▸ PROBLEM DESCRIPTION
Return the records from the first line through the line containing "var yRange = [1.99, 3404];", and leave out the pictures.

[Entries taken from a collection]

________________

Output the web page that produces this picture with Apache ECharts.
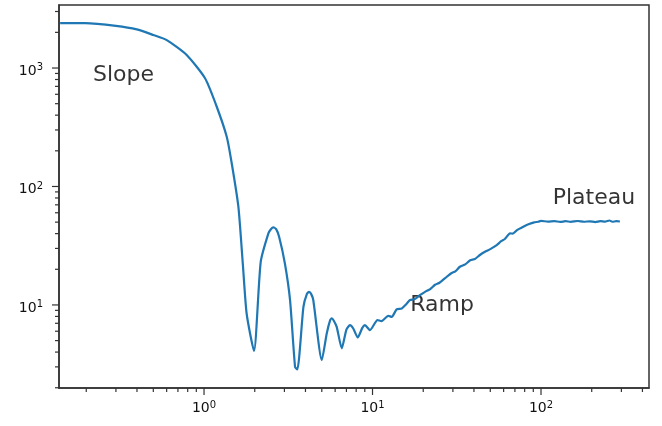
<!DOCTYPE html>
<html>
<head>
<meta charset="utf-8">
<script src="https://cdn.jsdelivr.net/npm/echarts@6/dist/echarts.min.js"></script>
<style>html,body{margin:0;padding:0;background:#fff}#chart{width:662px;height:426px}</style>
</head>
<body>
<div id="chart"></div>
<script>
// curve (log-log)
var xVals = [0.140, 0.197, 0.30, 0.399, 0.50, 0.601, 0.789, 1.014, 1.19, 1.364, 1.46, 1.599, 1.70, 1.79, 1.98,
  2.17, 2.41, 2.50, 2.58, 2.68, 2.79, 3.02, 3.24, 3.47, 3.58, 3.89, 4.08, 4.20, 4.32, 4.45, 5.0, 5.35, 5.60, 5.73, 5.88, 6.13, 6.57, 7.0, 7.35, 7.7,
  8.17, 8.7, 9.02, 9.66, 10.7, 11.3, 12.4, 13.0, 13.9, 14.9, 15.8, 16.7, 17.8, 19.1, 20.5, 22, 23.5, 25,
  27.6, 29.5, 31, 33, 35.5, 38, 40.5, 43.4, 46.5, 50, 54.6, 58, 61, 65.5, 68, 72, 78.5, 85, 91, 96.4,
  100, 110, 120, 130, 140, 150, 165, 180, 195, 210, 225, 240, 255, 265, 280, 294];
var yVals = [2390, 2390, 2270, 2120, 1900, 1720, 1288, 819, 471, 263, 157, 67.5, 22, 8.47, 4.09,
  23.1, 40.2, 43.8, 45.2, 43.6, 37.6, 22.4, 11.0, 3.0, 2.85, 9.64, 12.4, 12.9, 12.4, 11.0, 3.42, 5.74, 7.4, 7.69, 7.4, 6.53, 4.30, 6.2, 6.75, 6.3,
  5.31, 6.4, 6.75, 6.12, 7.45, 7.3, 8.09, 7.93, 9.16, 9.34, 10.1, 11.0, 11.2, 12.1, 12.9, 13.6, 14.8, 15.4,
  17.3, 18.6, 19.2, 21.0, 22.0, 23.8, 24.4, 26.4, 28.1, 29.6, 32.0, 34.5, 36.0, 40.2, 40.0, 42.8, 45.7, 48.2, 49.8, 50.4,
  51.2, 50.6, 51.0, 50.2, 50.9, 50.3, 51.1, 50.4, 50.8, 50.1, 50.9, 50.5, 51.6, 50.4, 50.9, 50.6];

var notes = ['Slope', 'Ramp', 'Plateau'];
var noteX = [0.333, 25.9, 206];
var noteY = [873, 9.96, 79.3];

var xRange = [0.1378, 437.5];
var yRange = [1.99, 3404];

// tick positions on the log axes (1..9 x 10^n inside the range)
function logTicks(r) {
  var out = [];
  for (var e = Math.floor(Math.log10(r[0])); e <= Math.ceil(Math.log10(r[1])); e++) {
    for (var m = 1; m <= 9; m++) {
      var v = m * Math.pow(10, e);
      if (v >= r[0] * 1.001 && v <= r[1] * 0.999) out.push([v, m === 1 ? 1 : 0]);
    }
  }
  return out;
}

function powLabel(v) {
  var lg = Math.log10(v), e = Math.round(lg);
  if (Math.abs(lg - e) > 1e-6) return '';
  return '10{s|' + e + '}';
}

var tickColor = '#333';
var labelRich = { s: { fontSize: 10, fontFamily: 'DejaVu Sans', color: '#111', padding: [0, 0, 7, 0] } };

var lineData = xVals.map(function (x, i) { return [x, yVals[i]]; });
var noteData = notes.map(function (t, i) { return [noteX[i], noteY[i], t]; });
var xTickData = logTicks(xRange).map(function (t) { return [t[0], yRange[0], t[1]]; });
var yTickData = logTicks(yRange).map(function (t) { return [xRange[0], t[0], t[1]]; });

var chart = echarts.init(document.getElementById('chart'));
chart.setOption({
  animation: false,
  backgroundColor: '#fff',
  grid: { left: 59, right: 13, top: 5, bottom: 38, show: true, borderColor: tickColor, borderWidth: 1.5 },
  xAxis: {
    type: 'log', logBase: 10, min: xRange[0], max: xRange[1],
    axisLine: { show: true, lineStyle: { color: tickColor, width: 1.5 } },
    axisTick: { show: false }, splitLine: { show: false },
    axisLabel: { formatter: powLabel, showMinLabel: false, showMaxLabel: false, margin: 12,
      color: '#111', fontSize: 14, fontFamily: 'DejaVu Sans', rich: labelRich }
  },
  yAxis: {
    type: 'log', logBase: 10, min: yRange[0], max: yRange[1],
    axisLine: { show: true, lineStyle: { color: tickColor, width: 1.5 } },
    axisTick: { show: false }, splitLine: { show: false },
    axisLabel: { formatter: powLabel, showMinLabel: false, showMaxLabel: false, margin: 16,
      color: '#111', fontSize: 14, fontFamily: 'DejaVu Sans', rich: labelRich, padding: [6, 0, 0, 0] }
  },
  series: [
    {
      type: 'line', data: lineData, showSymbol: false, smooth: 0.2,
      lineStyle: { color: '#1f77b4', width: 2.2 }, z: 3
    },
    {
      type: 'custom', data: xTickData, clip: false, silent: true,
      renderItem: function (params, api) {
        var p = api.coord([api.value(0), api.value(1)]);
        var len = api.value(2) ? 7 : 4;
        return { type: 'line', shape: { x1: p[0], y1: p[1], x2: p[0], y2: p[1] + len },
          style: { stroke: tickColor, lineWidth: 1.2 } };
      }
    },
    {
      type: 'custom', data: yTickData, clip: false, silent: true,
      renderItem: function (params, api) {
        var p = api.coord([api.value(0), api.value(1)]);
        var len = api.value(2) ? 7 : 4;
        return { type: 'line', shape: { x1: p[0] - len, y1: p[1], x2: p[0], y2: p[1] },
          style: { stroke: tickColor, lineWidth: 1.2 } };
      }
    },
    {
      type: 'scatter', data: noteData, symbolSize: 0, silent: true,
      label: { show: true, position: 'inside', formatter: function (p) { return p.data[2]; },
        color: '#000', textBorderWidth: 0, fontSize: 22, fontFamily: 'DejaVu Sans' }
    }
  ]
});
</script>
</body>
</html>
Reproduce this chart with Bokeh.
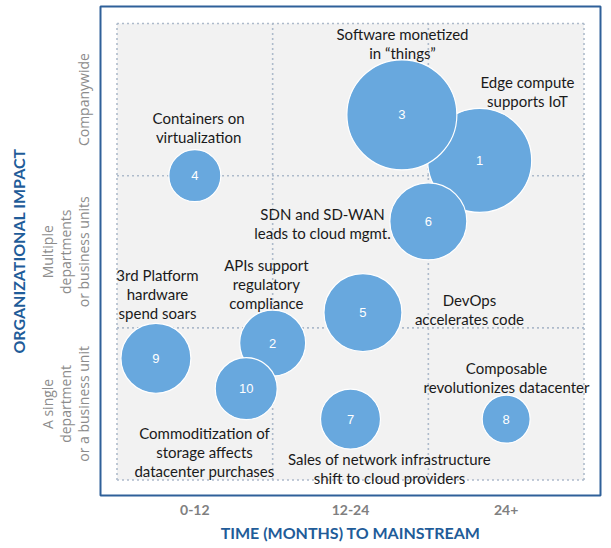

________________

▸ SOLUTION FOR THIS TASK
Output the web page that produces this picture with Apache ECharts.
<!DOCTYPE html>
<html>
<head>
<meta charset="utf-8">
<script src="https://cdn.jsdelivr.net/npm/echarts@6/dist/echarts.min.js"></script>
<style>html,body{margin:0;padding:0;background:#fff}#chart{width:662px;height:426px}</style>
</head>
<body>
<div id="chart"></div>
<script>
// curve (log-log)
var xVals = [0.140, 0.197, 0.30, 0.399, 0.50, 0.601, 0.789, 1.014, 1.19, 1.364, 1.46, 1.599, 1.70, 1.79, 1.98,
  2.17, 2.41, 2.50, 2.58, 2.68, 2.79, 3.02, 3.24, 3.47, 3.58, 3.89, 4.08, 4.20, 4.32, 4.45, 5.0, 5.35, 5.60, 5.73, 5.88, 6.13, 6.57, 7.0, 7.35, 7.7,
  8.17, 8.7, 9.02, 9.66, 10.7, 11.3, 12.4, 13.0, 13.9, 14.9, 15.8, 16.7, 17.8, 19.1, 20.5, 22, 23.5, 25,
  27.6, 29.5, 31, 33, 35.5, 38, 40.5, 43.4, 46.5, 50, 54.6, 58, 61, 65.5, 68, 72, 78.5, 85, 91, 96.4,
  100, 110, 120, 130, 140, 150, 165, 180, 195, 210, 225, 240, 255, 265, 280, 294];
var yVals = [2390, 2390, 2270, 2120, 1900, 1720, 1288, 819, 471, 263, 157, 67.5, 22, 8.47, 4.09,
  23.1, 40.2, 43.8, 45.2, 43.6, 37.6, 22.4, 11.0, 3.0, 2.85, 9.64, 12.4, 12.9, 12.4, 11.0, 3.42, 5.74, 7.4, 7.69, 7.4, 6.53, 4.30, 6.2, 6.75, 6.3,
  5.31, 6.4, 6.75, 6.12, 7.45, 7.3, 8.09, 7.93, 9.16, 9.34, 10.1, 11.0, 11.2, 12.1, 12.9, 13.6, 14.8, 15.4,
  17.3, 18.6, 19.2, 21.0, 22.0, 23.8, 24.4, 26.4, 28.1, 29.6, 32.0, 34.5, 36.0, 40.2, 40.0, 42.8, 45.7, 48.2, 49.8, 50.4,
  51.2, 50.6, 51.0, 50.2, 50.9, 50.3, 51.1, 50.4, 50.8, 50.1, 50.9, 50.5, 51.6, 50.4, 50.9, 50.6];

var notes = ['Slope', 'Ramp', 'Plateau'];
var noteX = [0.333, 25.9, 206];
var noteY = [873, 9.96, 79.3];

var xRange = [0.1378, 437.5];
var yRange = [1.99, 3404];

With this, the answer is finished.